A device to make history
I am deliberately calling it a device and not a phone. It has almost all the qualities of the device for the next digital revolution. And that it’s a phone is ancillary. To put in a full scale OS was a real clincher. This truly makes this device a platform device rather than a collection of camera, multi-media player, phone and contact-manager taped together. A platform device enables Apple to put in user’s hands a service pipe. Through this pipe Apple can supply unparalleled range of services. Apple has augmented pipe-features for this device featuring a carrier dependant pipe (EDGE) and a carrier-independent pipe (WiFi).

Intuitive Product Features
A lot of phones / multi-media devices currently function in two distinct areas, work or entertainment. However a person who works is the same one who needs to be entertained! I have never understood the reason for separate devices for each need. Apple however packs both features into their iPhone and even packs in two separate batteries for these functions.

Superior product design
Apple launched the iPhone with two memory variants 4GB and 8GB! That’s a lot of memory for a first product. Despite of this the weight of the product is quite manageable. This incorporates the learning from wide-screen Nokia phone and N‑Series. The initial demo of creating a wall-paper from a picture is also an example of smaller innovations packed into the iPhone design.

Better Interface
Apple equipped the iPhone with touch screen, no keypad! A very sensible idea indeed as most of the time PDAs are used as phones and do not need the full scale keypad. In fact when using the PDA as a phone the QWERTY keypad is a pain to use. If you have tried to use the small keys of Treo you will know what I mean. Using software innovatively, Apple has eliminated these disadvantages, giving us a QWERYT keypad when required. Further, the company who give us pointers highlighted using the ultimate pointer i.e. finger! I have no doubt Steve Jobs has made the screen smudge-proof.

Exceeding expectations
After a lot of anticipation of iPhone, when it finally came there was a fair chance that Apple might not deliver the hype really surrounding the product. Yet, Apple not only met but exceeded the user’s expectations from this product. Nothing new that’s something CFOs have to do regularly with Wall-Street analysts. But the key difference is that Apple shows this behaviour with customers! The Wall-Street analysts are automatically addressed.
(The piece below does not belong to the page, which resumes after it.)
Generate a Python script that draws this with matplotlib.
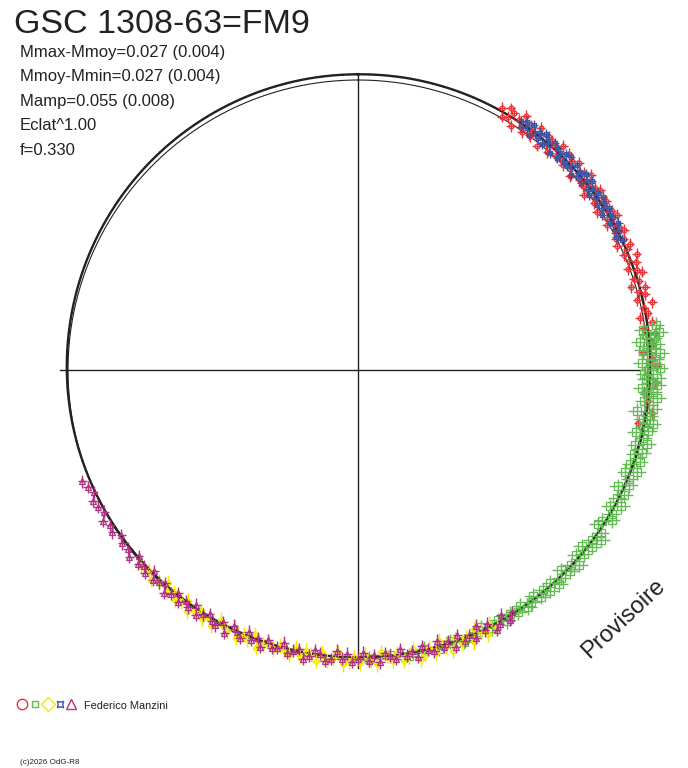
import numpy as np
import matplotlib
matplotlib.use("Agg")
import matplotlib.pyplot as plt
from matplotlib.lines import Line2D

plt.rcParams['font.family'] = ['Liberation Sans', 'DejaVu Sans']

# mean light curve (relative flux, Eclat^1) vs phase in degrees
model_phase = [0, 10, 20, 30, 40, 50, 60, 70, 80, 90, 100, 110,
               120, 130, 140, 150, 160, 170, 180, 190, 200, 210, 220, 230,
               240, 250, 260, 270, 280, 290, 300, 310, 320, 330, 340, 350]
model_flux = [1.0197, 1.0207, 1.0207, 1.0203, 1.0190, 1.0172, 1.0152, 1.0128,
              1.0103, 1.0079, 1.0055, 1.0031, 1.0007, 0.9986, 0.9966, 0.9945,
              0.9931, 0.9917, 0.9910, 0.9910, 0.9917, 0.9928, 0.9941, 0.9959,
              0.9979, 1.0000, 1.0021, 1.0041, 1.0062, 1.0086, 1.0107, 1.0131,
              1.0152, 1.0169, 1.0183, 1.0193]

# observations: phase and residual flux (x1000) for each session
red_phase = [0.080, 0.082, 0.084, 0.085, 0.087, 0.089, 0.091, 0.093, 0.094, 0.096,
             0.098, 0.100, 0.101, 0.103, 0.105, 0.107, 0.109, 0.110, 0.112, 0.114,
             0.116, 0.118, 0.119, 0.121, 0.123, 0.125, 0.127, 0.128, 0.130, 0.132,
             0.134, 0.136, 0.137, 0.139, 0.141, 0.143, 0.145, 0.146, 0.148, 0.150,
             0.152, 0.154, 0.155, 0.157, 0.159, 0.161, 0.163, 0.164, 0.166, 0.168,
             0.170, 0.172, 0.173, 0.175, 0.177, 0.179, 0.181, 0.183, 0.185, 0.187,
             0.189, 0.191, 0.193, 0.195, 0.197, 0.199, 0.201, 0.203, 0.205, 0.207,
             0.209, 0.211, 0.214, 0.216, 0.219, 0.221, 0.224, 0.227, 0.230, 0.233,
             0.236, 0.240, 0.244, 0.248, 0.252, 0.257, 0.262, 0.267, 0.273, 0.280]
red_res = [10, -16, 24, -6, 18, -28, 4, 30, -12, -22, 14, 0, -18, 26, 8, -30, 20, -4, 16, -24,
           6, 28, -14, -8, 22, -20, 12, -2, 27, -26, 2, 18, -10, 32, -16, 4, -30, 14, 24, -6,
           -18, 10, 20, -28, 6, 16, -12, 26, -22, 0, 12, -8, 22, -16, 8, -24, 18, 4, -14, 28,
           -4, 15, -20, 9, 25, -11, 3, -27, 19, -7, 13, -19, 29, -3, 7, -23, 17, -13, 21, -1,
           11, -25, 5, 23, -9, 17, -17, 1, 19, -21]

green_phase = [0.226, 0.228, 0.230, 0.231, 0.233, 0.234, 0.236, 0.238, 0.239, 0.241,
               0.242, 0.244, 0.246, 0.247, 0.249, 0.250, 0.252, 0.254, 0.255, 0.257,
               0.258, 0.260, 0.262, 0.263, 0.265, 0.267, 0.269, 0.271, 0.273, 0.275,
               0.277, 0.279, 0.281, 0.283, 0.285, 0.287, 0.290, 0.292, 0.295, 0.297,
               0.300, 0.303, 0.306, 0.308, 0.311, 0.314, 0.317, 0.320, 0.323, 0.326,
               0.329, 0.332, 0.335, 0.338, 0.341, 0.344, 0.347, 0.350, 0.353, 0.356,
               0.359, 0.362, 0.365, 0.368, 0.371, 0.374, 0.377, 0.380, 0.383, 0.386,
               0.389, 0.392, 0.395, 0.398, 0.401, 0.404, 0.407, 0.411, 0.415, 0.419,
               0.424, 0.429, 0.435, 0.441, 0.448, 0.455, 0.463, 0.472, 0.482, 0.494]
green_res = [28, -18, 36, -8, 16, -32, 22, 6, -24, 34, -12, 18, -30, 10, 32, -4, -20, 24, -14, 8,
             26, -26, 14, -6, 30, -16, 4, 20, -34, 12, -10, 28, -2, 18, -22, 6, 24, -14, 16, -8,
             18, -10, 22, -16, 6, 14, -20, 12, -6, 20, -14, 4, 16, -10, -18, 8, 22, -4, 12, -16,
             6, -12, 18, -2, 10, -14, 4, 16, -8, 12, -6, 8, -12, 4, 10, -8, 6, -4, 12, -6,
             8, -10, 4, 12, -6, 8, -4, 10, -2, 6]

yellow_phase = [0.421, 0.424, 0.427, 0.430, 0.433, 0.436, 0.439, 0.442, 0.445, 0.448,
                0.451, 0.454, 0.457, 0.460, 0.463, 0.466, 0.469, 0.472, 0.475, 0.478,
                0.481, 0.484, 0.487, 0.490, 0.493, 0.496, 0.499, 0.502, 0.505, 0.508,
                0.511, 0.514, 0.517, 0.520, 0.523, 0.526, 0.529, 0.532, 0.535, 0.538,
                0.541, 0.544, 0.547, 0.550, 0.553, 0.556, 0.559, 0.562, 0.565, 0.568,
                0.571, 0.574, 0.577, 0.580, 0.583, 0.586, 0.589, 0.592, 0.595, 0.598,
                0.601, 0.604, 0.607, 0.610, 0.613, 0.616, 0.620, 0.624, 0.628, 0.633]
yellow_res = [12, -8, 22, 4, -16, 26, 0, 14, -10, 30, 6, -18, 20, -4, 16, 28, -12, 8, 24, -6,
              18, 2, -14, 26, 10, -8, 20, -2, 14, 24, -16, 6, 18, -10, 22, 4, -6, 16, -12, 20,
              8, -4, 14, 0, 10, 28, -14, 12, 2, 22, -8, 16, 6, -10, 24, 4, 18, -4, 12, 26,
              -6, 10, 20, 0, 14, -10, 8, 22, 4, 12]

blue_phase = [0.092, 0.094, 0.095, 0.097, 0.099, 0.100, 0.102, 0.104, 0.105, 0.107,
              0.109, 0.110, 0.112, 0.114, 0.115, 0.117, 0.119, 0.120, 0.122, 0.124,
              0.125, 0.127, 0.129, 0.130, 0.132, 0.134, 0.135, 0.137, 0.139, 0.140,
              0.142, 0.144, 0.145, 0.147, 0.149, 0.150, 0.152, 0.154, 0.155, 0.157,
              0.159, 0.160, 0.162, 0.164, 0.166, 0.168, 0.170, 0.172, 0.174, 0.177]
blue_res = [6, -12, 16, -4, 20, -18, 2, 12, -8, 22, -14, 8, -2, 18, -20, 10, 4, -16, 14, -6,
            21, -10, 0, 16, -22, 8, -4, 18, -12, 6, 20, -8, 3, -17, 13, -1, 19, -15, 9, -5,
            15, -19, 5, 11, -9, 17, -3, 7, -13, 1]

purple_phase = [0.410, 0.413, 0.416, 0.419, 0.422, 0.425, 0.428, 0.431, 0.434, 0.437,
                0.440, 0.443, 0.446, 0.449, 0.452, 0.455, 0.458, 0.461, 0.464, 0.467,
                0.470, 0.473, 0.476, 0.479, 0.482, 0.485, 0.488, 0.491, 0.494, 0.497,
                0.500, 0.503, 0.506, 0.509, 0.512, 0.515, 0.518, 0.521, 0.524, 0.527,
                0.530, 0.533, 0.536, 0.539, 0.542, 0.545, 0.548, 0.551, 0.554, 0.557,
                0.560, 0.563, 0.566, 0.569, 0.572, 0.575, 0.578, 0.581, 0.584, 0.587,
                0.590, 0.593, 0.596, 0.599, 0.602, 0.605, 0.608, 0.611, 0.614, 0.617,
                0.620, 0.623, 0.626, 0.629, 0.632, 0.635, 0.638, 0.641, 0.645, 0.649,
                0.653, 0.657, 0.661, 0.665, 0.669, 0.673, 0.677, 0.681, 0.685, 0.689]
purple_res = [-6, 14, -18, 8, 22, -12, 4, -22, 16, -2, 10, -16, 20, -8, 6, -20, 12, 2, -14, 18,
              -4, 8, -18, 14, 0, -10, 20, -6, 12, -16, 4, 16, -12, 6, -20, 10, 18, -4, -14, 8,
              22, -8, 2, 14, -18, 6, 12, -10, 20, -4, 8, -14, 18, 2, -12, 24, -6, 16, 10, -8,
              4, 20, -10, 14, 0, 18, -6, 12, 24, -2, 10, 16, -8, 20, 6, 14, -4, 22, 8, 12,
              -2, 18, 10, 24, 4, 14, 20, 6, 16, 26]

# name, phase, residual, colour, marker, marker size, xerr, yerr
sessions = [
    ("red", red_phase, red_res, "#eb3237", "o", 3.5, 0.016, 0.020),
    ("green", green_phase, green_res, "#62bb52", "s", 6.0, 0.030, 0.026),
    ("yellow", yellow_phase, yellow_res, "#f7e800", "D", 3.5, 0.012, 0.026),
    ("blue", blue_phase, blue_res, "#3c55a5", (4, 1, 45), 4.5, 0.014, 0.018),
    ("purple", purple_phase, purple_res, "#b03282", "^", 4.0, 0.016, 0.022),
]

text_col = "#222222"
R_PX = 290.0          # pixels for flux = 1
CX, CY = 358.0, 370.0  # centre of the diagram in pixels
W, H = 688, 768

fig = plt.figure(figsize=(W / 100, H / 100), dpi=100)
ax = fig.add_axes([0, 0, 1, 1])
ax.set_xlim(-CX / R_PX, (W - CX) / R_PX)
ax.set_ylim(-(H - CY) / R_PX, CY / R_PX)
ax.axis('off')

# reference circle and cross
t = np.linspace(0, 2 * np.pi, 400)
ax.plot(np.sin(t), np.cos(t), color=text_col, lw=0.8, zorder=1)
ax.plot([0, 0], [-1.028, 1.017], color=text_col, lw=1.0, zorder=1)
ax.plot([-1.028, 0.983], [0, 0], color=text_col, lw=1.0, zorder=1)

# mean curve, drawn as arcs between the tabulated phases
deg = np.linspace(0, 360, 721)
mf = np.interp(deg, model_phase, model_flux, period=360)
mx, my = mf * np.sin(np.radians(deg)), mf * np.cos(np.radians(deg))
ax.plot(mx, my, color=text_col, lw=1.7, zorder=2)
# dotted trace showing through the observation bands
ax.plot(mx, my, color=text_col, lw=1.1, ls=(0, (1, 2.5)), zorder=4)

for name, ph, res, col, mk, ms, xe, ye in sessions:
    ph = np.array(ph)
    flux = np.interp(ph * 360, model_phase, model_flux, period=360) + np.array(res) / 1000.0
    x = flux * np.sin(2 * np.pi * ph)
    y = flux * np.cos(2 * np.pi * ph)
    ax.errorbar(x, y, xerr=xe, yerr=ye, fmt='none', ecolor=col, elinewidth=1.0,
                capsize=0, zorder=3)
    ax.plot(x, y, ls='none', marker=mk, ms=ms, mfc='none', mec=col, mew=0.9, zorder=3)

# texts
fig.text(14 / W, 1 - 33 / H, "GSC 1308-63=FM9", fontsize=24.5, color=text_col,
         va='baseline', ha='left')
info = ["Mmax-Mmoy=0.027 (0.004)", "Mmoy-Mmin=0.027 (0.004)", "Mamp=0.055 (0.008)",
        "Eclat^1.00", "f=0.330"]
for i, s in enumerate(info):
    fig.text(20 / W, 1 - (57 + 24.5 * i) / H, s, fontsize=12, color=text_col,
             va='baseline', ha='left')

fig.text(623 / W, 1 - 619 / H, "Provisoire", fontsize=17, color=text_col,
         rotation=43, ha='center', va='center', rotation_mode='anchor')

# legend of sessions
leg_x = [22, 35, 48, 60, 71]
leg_ms = [7.5, 5.0, 7.0, 6.5, 6.5]
for (name, ph, res, col, mk, ms, xe, ye), lx, lms in zip(sessions, leg_x, leg_ms):
    fig.add_artist(Line2D([lx / W], [1 - 704 / H], marker=mk, ms=lms, mfc='none',
                          mec=col, mew=1.0, ls='none', transform=fig.transFigure))
fig.text(84 / W, 1 - 706 / H, "Federico Manzini", fontsize=7.9, color=text_col,
         va='center', ha='left')
fig.text(20 / W, 1 - 763 / H, "(c)2026 OdG-R8", fontsize=5.8, color=text_col,
         va='center', ha='left')

fig.savefig("out.png", dpi=100)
Web augmenting customer communication
Being located in India, I was asleep when Steve Jobs was making history. So the first thing I did next morning was log onto Apple’s website. And there it was the iPhone page! Neatly displayed with all the details! Here is a company which knows that a lot of users will log in to their site on or after the MacWorld. Moreover here is a company that makes it “talks” to these visitors about its new products it is desperately trying to showcase. Try finding latest versions of Mustang.

In Sum
This was a perfect example of how a company should go about creating value! Give value to customers and demand value from them! This is precisely what management jargon “customer is king”, “customer first” etc. really mean. Compare this with Ford, GM and kin, which is addressing analysts rather than customers. The rest is mere detail!